Paul Blacklock from Calor Gas said that whilst 75% of Calor’s business is supplying gas to people and businesses in the countryside, a lot of the remaining 25% was transport, hence the interest in air quality.

He said that whilst there are clear targets on climate change under the 2008 Act and detailed 2050 targets, the air quality problem needs solving “now”.

Blacklock quoted a recent statistic issued by the World Health Organisation (WHO) which stated that 90% of people in the UK are breathing unclean air according to WHO limits.He concluded that whilst city clean air zones were important to improve air quality in cities like London, Manchester, Bristol and Liverpool, that there needed to be a standardised approach across the cities so that industry could provide solutions.

Michael Lunn from the Environmental Industries Commission said that more needs to be done to educate children “so they understand air pollution and can bring these issues back to their families.”

Lunn also called for the construction sector to clean up and modernise the non-road mobile machinery which usually diesel powered, and contributes to nearly 40% of emissions.
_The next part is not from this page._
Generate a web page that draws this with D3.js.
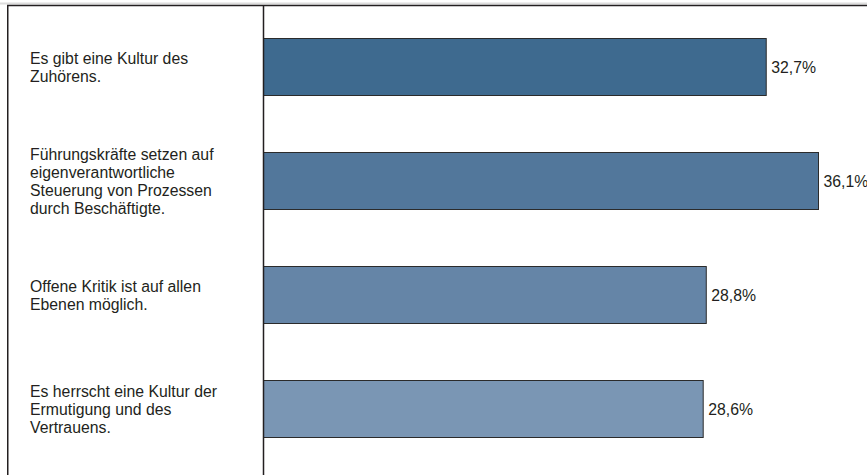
<!DOCTYPE html>
<html>
<head>
<meta charset="utf-8">
<script src="https://cdn.jsdelivr.net/npm/d3@7"></script>
<style>
  html, body { margin: 0; padding: 0; background: #fff; }
  svg { display: block; }
  text { font-family: "Liberation Sans", Arial, sans-serif; fill: #231f20; }
</style>
</head>
<body>
<svg id="chart" width="867" height="475"></svg>
<script>
// Statements (one label line per array entry)
const categories = [
  ["Es gibt eine Kultur des", "Zuhörens."],
  ["Führungskräfte setzen auf", "eigenverantwortliche", "Steuerung von Prozessen", "durch Beschäftigte."],
  ["Offene Kritik ist auf allen", "Ebenen möglich."],
  ["Es herrscht eine Kultur der", "Ermutigung und des", "Vertrauens."]
];
const values = [32.7, 36.1, 28.8, 28.6];
const valueLabels = ["32,7%", "36,1%", "28,8%", "28,6%"];
const barColors = ["#3e6a8f", "#52779b", "#6585a7", "#7a96b4"];

const W = 867, H = 475;
const svg = d3.select("#chart");

const axisX = 263.5;
const x = d3.scaleLinear().domain([0, 36.1]).range([axisX, 818.5]);
const y = d3.scaleBand().domain(d3.range(values.length)).range([10, 466]).paddingInner(0.5).paddingOuter(0.25);

// frame: faint shadow line, dark top and left borders
svg.append("line").attr("x1", 0).attr("x2", W).attr("y1", 3.5).attr("y2", 3.5)
  .attr("stroke", "#dcdcdc").attr("stroke-width", 2);
svg.append("line").attr("x1", 7).attr("x2", W).attr("y1", 5.5).attr("y2", 5.5)
  .attr("stroke", "#231f20").attr("stroke-width", 1.5);
svg.append("line").attr("x1", 7.75).attr("x2", 7.75).attr("y1", 5).attr("y2", H)
  .attr("stroke", "#231f20").attr("stroke-width", 1.5);

// bars
svg.selectAll("rect.bar").data(values).join("rect")
  .attr("class", "bar")
  .attr("x", x(0))
  .attr("y", (d, i) => y(i))
  .attr("width", d => x(d) - x(0))
  .attr("height", y.bandwidth())
  .attr("fill", (d, i) => barColors[i])
  .attr("stroke", "#2b2b2b")
  .attr("stroke-width", 1);

// category axis line
svg.append("line").attr("x1", axisX).attr("x2", axisX).attr("y1", 5).attr("y2", H)
  .attr("stroke", "#231f20").attr("stroke-width", 1.5);

// value labels
svg.selectAll("text.val").data(values).join("text")
  .attr("class", "val")
  .attr("x", d => x(d) + 5)
  .attr("y", (d, i) => y(i) + y.bandwidth() / 2)
  .attr("dy", "0.36em")
  .style("font-size", "15.8px")
  .text((d, i) => valueLabels[i]);

// category labels, vertically centred on each bar
const lineH = 18;
const cat = svg.selectAll("text.cat").data(categories).join("text")
  .attr("class", "cat")
  .style("font-size", "15.8px");
cat.each(function (lines, i) {
  const cy = y(i) + y.bandwidth() / 2;
  d3.select(this).selectAll("tspan").data(lines).join("tspan")
    .attr("x", 30)
    .attr("y", (l, j) => cy + (j - (lines.length - 1) / 2) * lineH)
    .attr("dy", "0.4em")
    .text(l => l);
});
</script>
</body>
</html>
He added that the 60th anniversary of the 1956 Clean Air Act could be the opportunity for an updated Act to address the problem of air quality especially in UK cities.

Speakers also raised the question of planting more trees to combat pollution, and of reducing heavy fuel oil where this is still used in whisky production in rural Scotland for example. A panellist referred to the London Mayoral election and argued that Sadiq Khan had won because tackling air quality was his primary campaign priority.

Lunn called for a cross departmental approach in Government to tackle air pollution and improve air quality, not least because of different departmental priorities: “Defra has the will but not the money to tackle this. The Department for Transport has the money, but not the will”

Neil Parish MP concluded that a lot more needs to be done to improve air quality and added that the Government was “literally in the dock on this issue” having been found to have broken air quality regulations and limits following persistent campaigning by environmental groups.